Origins of the Motor Industry
The Ford Motor Company first entered the South African market as early as 1905. The company which was to ‘put the world on wheels’ and become one of the Eastern Cape's largest employers was formed in 1903 by Henry Ford and 11 associates. Their original investment: 28,000 dollars.
Two years later, Henry Ford wrote to Paul Henwood, founder of the well-known Durban firm, Henwoods Ltd. The letter told Mr Henwood that one of those 'automobile' manufacturers wanted to open an agency in South Africa. Unfamiliar with any South African firm specialising in this new branch of trade, Ford had taken the name of Henwood’s hardware firm from a directory. Only a few thousand of Henry Ford’s cars were on the road, so it was a tribute, both to his far-sightedness and to the potentialities which this country, still recovering from the effects of the South African War was already beginning to show. He turned down Henry Ford’s offer, and South Africa’s commercial and industrial history took another road. Ford soon found a firm willing to take over the agency. Its name: Arkell and Douglas of Port Elizabeth. Arkell and Douglas immediately set up a system of distribution and retail sales. By 1911 a special Ford Car Depot advertised its activities in Rutger Street, Cape Town, and in Johannesburg the representatives were B.J. Penny and Co. In Bloemfontein William Atkinson, who had begun as a cartage contractor in 1905 and was the forerunner of the well-known Atkinson-Oates organisation-also began to sell Fords.
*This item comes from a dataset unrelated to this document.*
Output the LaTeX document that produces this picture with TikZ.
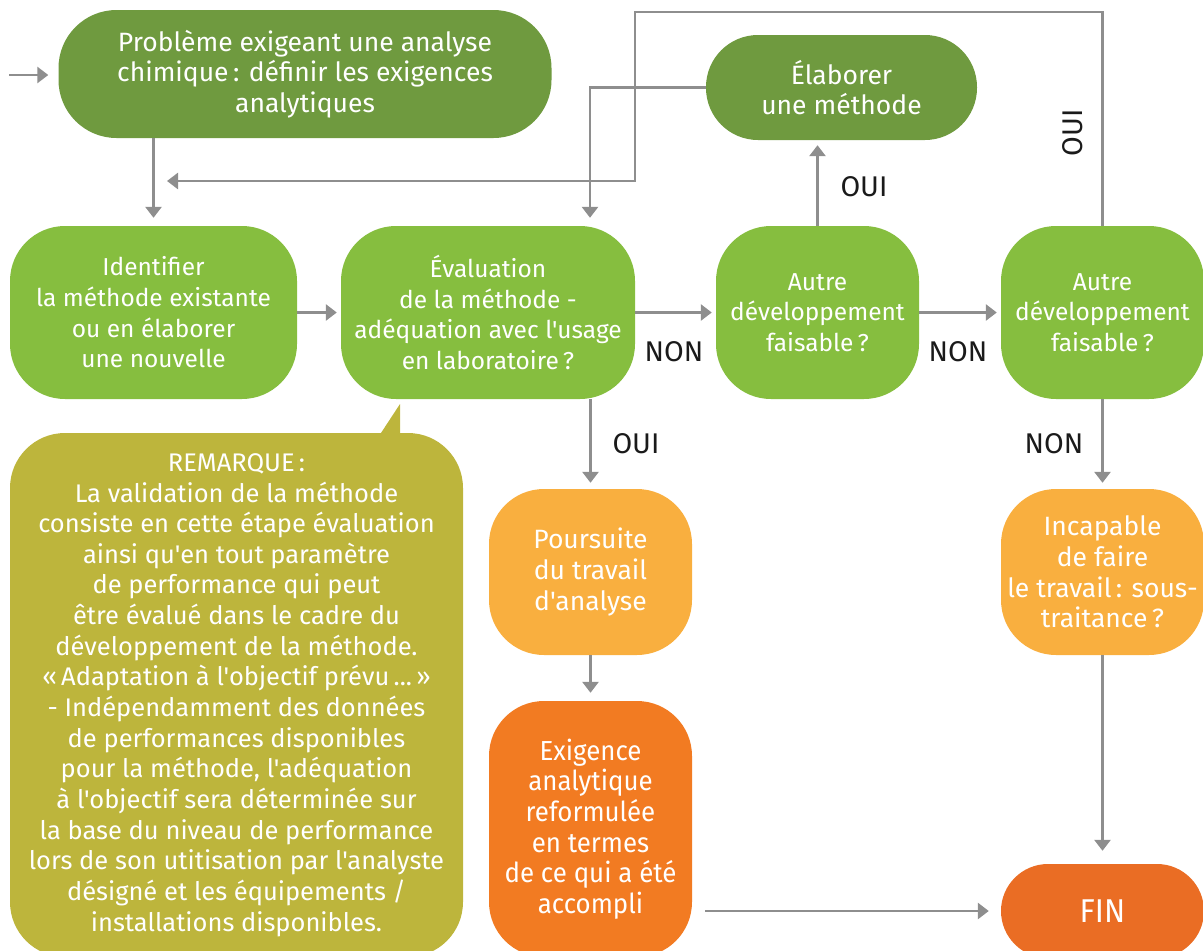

With the outbreak of World War 1, and the enormous increase in motor transport, which followed it, the feeling arose at Ford’s Headquarters that a more direct system of control over the export of cars might be advisable. As sales of Fords rose from the hundreds to hundreds of thousands and then millions an effort was made to meet the increasing demand. A branch was established in Canada, which was soon given over almost entirely to satisfying the British Commonwealth market, of which South Africa was a member.
As Ford’s were by far the most popular cars in South Africa, it was only a matter of time before the decision was made to establish an assembly plant in South Africa. A newspaper report broke the news at the end of November 1923, under the headline:'Ford Assembling Plans – Port Elizabeth to supply Southern Africa'.
The report stated. 'In pursuance of Ford policy, an assembly plant is being put down at Port Elizabeth, and for the future all Ford Cars and trucks will be shipped from Canada in the form of loose parts and distributed to dealers throughout the country in a finished state from the Port Elizabeth headquarters. Thirty or forty cars a day is expected to be the assembly programme in Port Elizabeth at the start, and some 200 Europeans will find employment as a result.’ Henry Ford put down deep roots in South Africa.
The first motor assembly plant in South Africa was housed in a disused wool store on the Grahamstown road on the northern outskirts of Port Elizabeth. The company’s offices were, however, rented premises on the second and third floors of the Aegis Building in Main Street. Workmen started laying the first assembly line in November 1923, and in March 1924, the first South African assembled vehicles, Ford Model Ts, went on sale.